Point II: The Superior Court Erred as a
Matter of Law in Failing to Grant Appellants
Leave to Amend Their Complaint.
Point III: N.J.S.A. 52:14-17.28c Is Void for
Vagueness as Applied to Workers
Compensation Temporary Disability
Benefits. (Not Raised Below)
II.
We review a dismissal for failure to state a claim pursuant to Rule 4:6-2(e) de
novo, following the same standard as the trial court. Castello v. Wohler, 446 N.J.
Super. 1, 14 (App. Div. 2016). In this context, we accept as true the complaint's
factual assertions. Banco Popular N. Am. v. Gandi, 184 N.J. 161, 165–66, 183–84
(2005). "The court may not consider anything other than whether the complaint
states a cognizable cause of action." Rieder v.
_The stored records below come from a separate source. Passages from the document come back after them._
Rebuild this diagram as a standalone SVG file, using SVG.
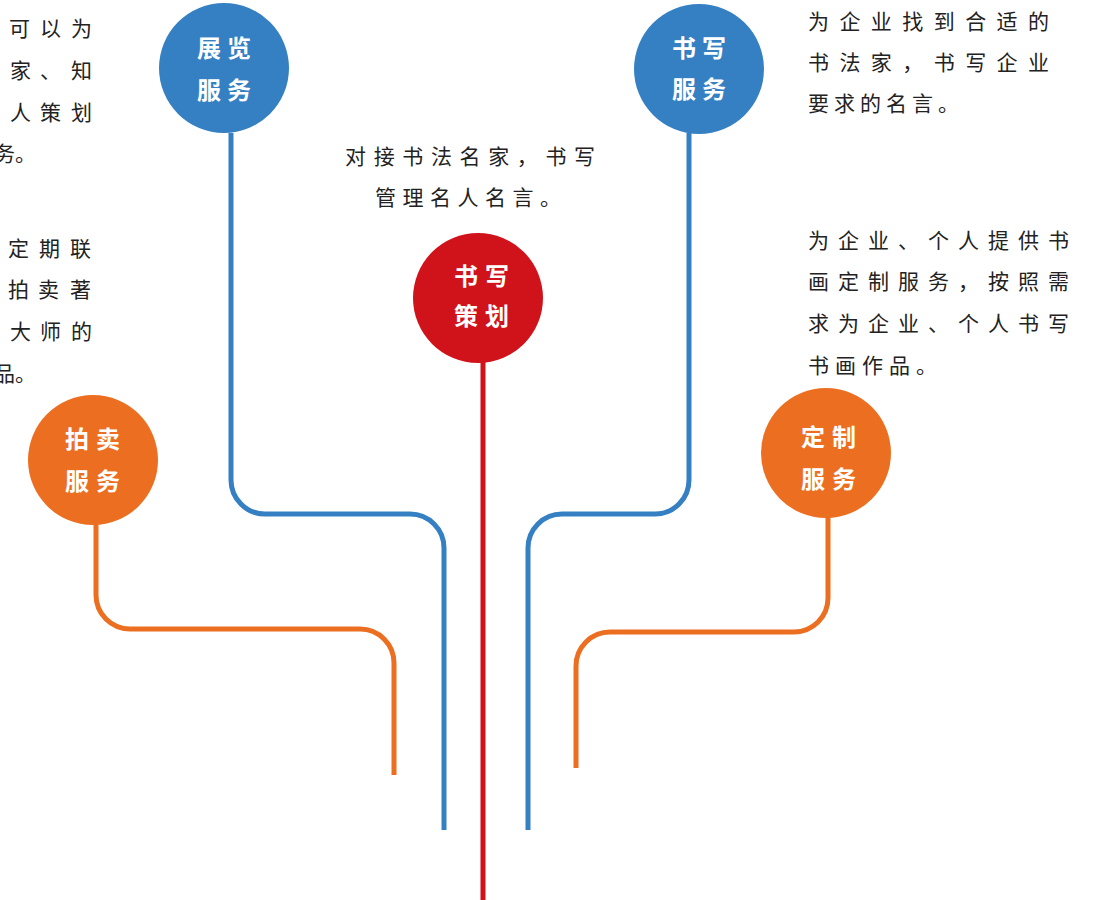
<svg xmlns="http://www.w3.org/2000/svg" width="1099" height="900" viewBox="0 0 1099 900">
<style>
.bg{fill:#ffffff}
.lb{fill:none;stroke:#3580c3;stroke-width:5}
.lr{fill:none;stroke:#d0121b;stroke-width:5}
.lo{fill:none;stroke:#ec6f21;stroke-width:5}
.cb{fill:#3580c3}
.cr{fill:#d0121b}
.co{fill:#ec6f21}
.nt{font-family:"Noto Sans CJK SC","Noto Sans",sans-serif;font-size:24px;font-weight:bold;fill:#ffffff}
.bt{font-family:"Noto Sans CJK SC","Noto Sans",sans-serif;font-size:21px;font-weight:normal;fill:#222222}
</style>
<rect class="bg" x="0" y="0" width="1099" height="900"/>
<g id="connectors">
<path class="lb" d="M231 133 V480 A34 34 0 0 0 265 514 H410 A34 34 0 0 1 444 548 V830"/>
<path class="lr" d="M483 362 V900"/>
<path class="lb" d="M689 133 V480 A34 34 0 0 1 655 514 H562 A34 34 0 0 0 528 548 V830"/>
<path class="lo" d="M96 524 V595 A34 34 0 0 0 130 629 H360 A34 34 0 0 1 394 663 V775"/>
<path class="lo" d="M828 517 V598 A34 34 0 0 1 794 632 H610 A34 34 0 0 0 576 666 V768"/>
</g>
<g id="node-zhanlan">
<circle class="cb" cx="224" cy="68" r="65"/>
<text class="nt" x="197 227" y="57">展览</text>
<text class="nt" x="197 227" y="99">服务</text>
</g>
<g id="node-shuxie-cehua">
<circle class="cr" cx="478" cy="298" r="65"/>
<text class="nt" x="454 485" y="285">书写</text>
<text class="nt" x="454 485" y="325">策划</text>
</g>
<g id="node-shuxie-fuwu">
<circle class="cb" cx="699" cy="69" r="65"/>
<text class="nt" x="672 702" y="57">书写</text>
<text class="nt" x="672 702" y="98">服务</text>
</g>
<g id="node-paimai">
<circle class="co" cx="93" cy="460" r="65"/>
<text class="nt" x="65 96" y="448">拍卖</text>
<text class="nt" x="65 96" y="490">服务</text>
</g>
<g id="node-dingzhi">
<circle class="co" cx="826" cy="453" r="65"/>
<text class="nt" x="801 832" y="446">定制</text>
<text class="nt" x="801 832" y="488">服务</text>
</g>
<g id="text-left-1">
<text class="bt" x="9 40 71" y="36">可以为</text>
<text class="bt" x="10 40 71" y="78">家、知</text>
<text class="bt" x="10 40 71" y="120">人策划</text>
<text class="bt" x="-6 15" y="161">务。</text>
</g>
<g id="text-left-2">
<text class="bt" x="8 39 70" y="256">定期联</text>
<text class="bt" x="8 38 70" y="297">拍卖著</text>
<text class="bt" x="10 40 71" y="339">大师的</text>
<text class="bt" x="-6 15" y="381">品。</text>
</g>
<g id="text-center">
<text class="bt" x="345" y="164" textLength="250" lengthAdjust="spacing">对接书法名家，书写</text>
<text class="bt" x="375" y="205" letter-spacing="6.5">管理名人名言。</text>
</g>
<g id="text-right-1">
<text class="bt" x="808" y="29" textLength="241" lengthAdjust="spacing">为企业找到合适的</text>
<text class="bt" x="808" y="70" textLength="241" lengthAdjust="spacing">书法家，书写企业</text>
<text class="bt" x="808" y="111" letter-spacing="5">要求的名言。</text>
</g>
<g id="text-right-2">
<text class="bt" x="808" y="248" textLength="261" lengthAdjust="spacing">为企业、个人提供书</text>
<text class="bt" x="808" y="289" textLength="261" lengthAdjust="spacing">画定制服务，按照需</text>
<text class="bt" x="808" y="331" textLength="261" lengthAdjust="spacing">求为企业、个人书写</text>
<text class="bt" x="808" y="373" letter-spacing="6">书画作品。</text>
</g>
</svg>
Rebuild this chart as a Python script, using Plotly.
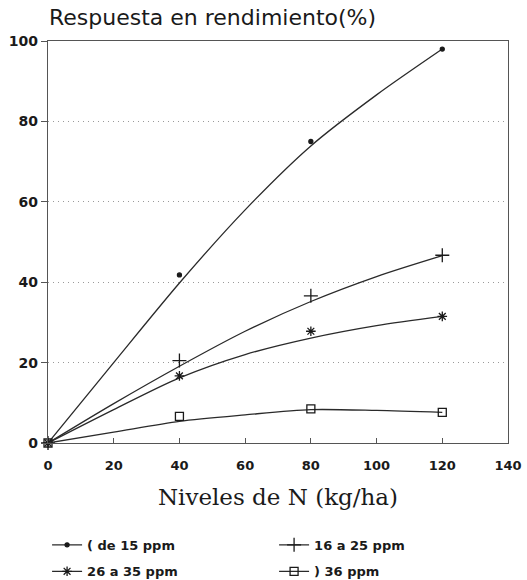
import plotly.graph_objects as go

# Measured data points
niveles = [0, 40, 80, 120]
names = ["( de 15 ppm", "16 a 25 ppm", "26 a 35 ppm", ") 36 ppm"]
s1 = [0, 41.8, 75, 98]
s2 = [0, 20.5, 36.6, 46.7]
s3 = [0, 16.7, 27.8, 31.5]
s4 = [0, 6.6, 8.5, 7.6]

# Fitted response curves as drawn in the picture (read at 20 kg/ha steps)
curve_x = [0, 20, 40, 60, 80, 100, 120]
f1 = [0, 20, 39.8, 58, 73.9, 86.6, 98]
f2 = [0, 9.8, 19.1, 27.8, 35.2, 41.4, 46.6]
f3 = [0, 8.3, 16.2, 22, 26.1, 29.2, 31.5]
f4 = [0, 2.7, 5.4, 7.0, 8.3, 8.1, 7.6]

series = [s1, s2, s3, s4]
curves = [f1, f2, f3, f4]
symbols = ["circle", "cross-thin", "asterisk-open", "square-open"]
sizes = [4, 10, 8, 8]
legends = ["legend", "legend", "legend2", "legend2"]

ink = "#1a1a1a"
fig = go.Figure()
for ys, fy, nm, sym, sz, lg in zip(series, curves, names, symbols, sizes, legends):
    fig.add_trace(go.Scatter(x=curve_x, y=fy, mode="lines",
                             line=dict(color="#2a2a2a", width=1.3, shape="spline", smoothing=0.8),
                             showlegend=False, hoverinfo="skip"))
    mk = dict(symbol=sym, size=sz, color=ink, line=dict(color=ink, width=1.3))
    fig.add_trace(go.Scatter(x=niveles, y=ys, mode="markers", marker=mk,
                             showlegend=False, cliponaxis=False))
    fig.add_trace(go.Scatter(x=[None], y=[None], mode="lines+markers", name=nm,
                             marker=mk, line=dict(color="#2a2a2a", width=1.3), legend=lg))

sans = "DejaVu Sans"
serif = "DejaVu Serif"
legfont = dict(family=sans, size=13, color=ink, weight="bold")
fig.update_layout(
    width=527, height=580,
    margin=dict(l=48, r=19, t=41, b=137, autoexpand=False),
    paper_bgcolor="white", plot_bgcolor="white",
    title=dict(text="Respuesta en rendimiento(%)", x=49/527, xanchor="left",
               y=1-17/580, yanchor="middle",
               font=dict(family=sans, size=22, color=ink)),
    legend=dict(orientation="h", x=-0.002, xanchor="left", y=-0.216, yanchor="top",
                entrywidth=182, entrywidthmode="pixels", font=legfont),
    legend2=dict(orientation="h", x=-0.002, xanchor="left", y=-0.282, yanchor="top",
                 entrywidth=182, entrywidthmode="pixels", font=legfont),
    showlegend=True,
)
fig.update_xaxes(range=[0, 140], dtick=20, showgrid=False, zeroline=False,
                 showline=True, mirror=True, linecolor="#555", linewidth=1.3,
                 ticks="inside", ticklen=5, tickcolor="#555", ticklabelstandoff=10,
                 tickfont=dict(family=sans, size=13, color=ink, weight="bold"),
                 title=dict(text="Niveles de N (kg/ha)", standoff=17,
                            font=dict(family=serif, size=23, color=ink)))
fig.update_yaxes(range=[0, 100], dtick=20, showgrid=True, gridcolor="#9a9a9a",
                 griddash="1px,4px", gridwidth=1.2, zeroline=False,
                 showline=True, mirror=True, linecolor="#555", linewidth=1.3,
                 ticks="outside", ticklen=6, tickcolor="#555",
                 tickfont=dict(family=sans, size=14, color=ink, weight="bold"))

fig.write_html("out.html", config={"displayModeBar": False},
               post_script="document.body.style.margin='0px';")
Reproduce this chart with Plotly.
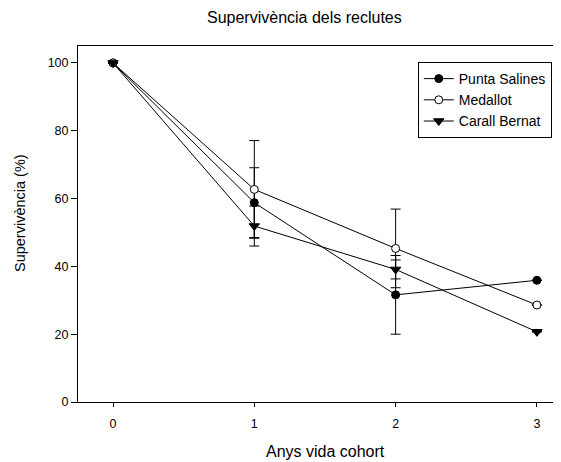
import plotly.graph_objects as go

years = [0, 1, 2, 3]
punta = [100, 58.8, 31.6, 35.9]
punta_err = [0, 10.3, 11.6, 0]
medallot = [100, 62.7, 45.3, 28.6]
medallot_err = [0, 14.4, 11.6, 0]
carall = [100, 51.9, 39.1, 20.7]
carall_err = [0, 5.9, 2.8, 0]

series = [
    ("Punta Salines", punta, punta_err, dict(symbol="circle", size=8, color="black", line=dict(color="black", width=1))),
    ("Medallot", medallot, medallot_err, dict(symbol="circle", size=8, color="white", line=dict(color="black", width=1))),
    ("Carall Bernat", carall, carall_err, dict(symbol="triangle-down", size=9, color="black", line=dict(color="black", width=1))),
]

FONT = "Liberation Sans, Arial, sans-serif"

fig = go.Figure()
for name, vals, err, mk in series:
    fig.add_trace(go.Scatter(
        x=years, y=vals, name=name, mode="lines+markers",
        line=dict(color="black", width=1),
        marker=mk,
        error_y=dict(type="data", array=err, visible=True, color="black", thickness=1, width=5),
        cliponaxis=False,
    ))

fig.update_layout(
    width=561, height=462,
    margin=dict(l=70, r=0, t=38, b=68, autoexpand=False),
    paper_bgcolor="white", plot_bgcolor="white",
    font=dict(family=FONT, size=12, color="black"),
    showlegend=True,
    legend=dict(x=0.692, y=0.955, xanchor="left", yanchor="top",
                bordercolor="black", borderwidth=1, bgcolor="white",
                font=dict(size=14, family=FONT), tracegroupgap=0),
    xaxis=dict(range=[-0.2477, 3.227], tickvals=years, ticktext=[str(v) for v in years],
               showline=True, linecolor="black", linewidth=1, mirror=True,
               ticks="outside", ticklen=4, tickcolor="black", showgrid=False, zeroline=False,
               tickfont=dict(size=12.5), ticklabelstandoff=6, automargin=False),
    yaxis=dict(range=[0, 105], tickvals=[0, 20, 40, 60, 80, 100],
               showline=True, linecolor="black", linewidth=1, mirror=False,
               ticks="outside", ticklen=6, tickcolor="black", showgrid=False, zeroline=False,
               tickfont=dict(size=12.5), automargin=False),
    annotations=[
        dict(text="Supervivència dels reclutes", xref="paper", yref="paper", x=0.462, y=1.081,
             xanchor="center", yanchor="middle", showarrow=False, font=dict(size=16, family=FONT)),
        dict(text="Anys vida cohort", xref="paper", yref="paper", x=0.505, y=-0.140,
             xanchor="center", yanchor="middle", showarrow=False, font=dict(size=16, family=FONT)),
        dict(text="Supervivència (%)", xref="paper", yref="paper", x=-0.118, y=0.531,
             xanchor="center", yanchor="middle", showarrow=False, textangle=-90,
             font=dict(size=14.5, family=FONT)),
    ],
)

fig.write_html("out.html")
State, 221 N.J. Super. 547, 552 (App.
Div. 1987). "It is the existence of the fundament of a cause of action in those
documents that is pivotal; the ability of the plaintiff to prove its allegations is not at
issue." Banco Popular N. Am., 184 N.J. at 183 (citing Printing Mart-Morristown v.
Sharp Elecs. Corp., 116 N.J. 739, 746 (1989)).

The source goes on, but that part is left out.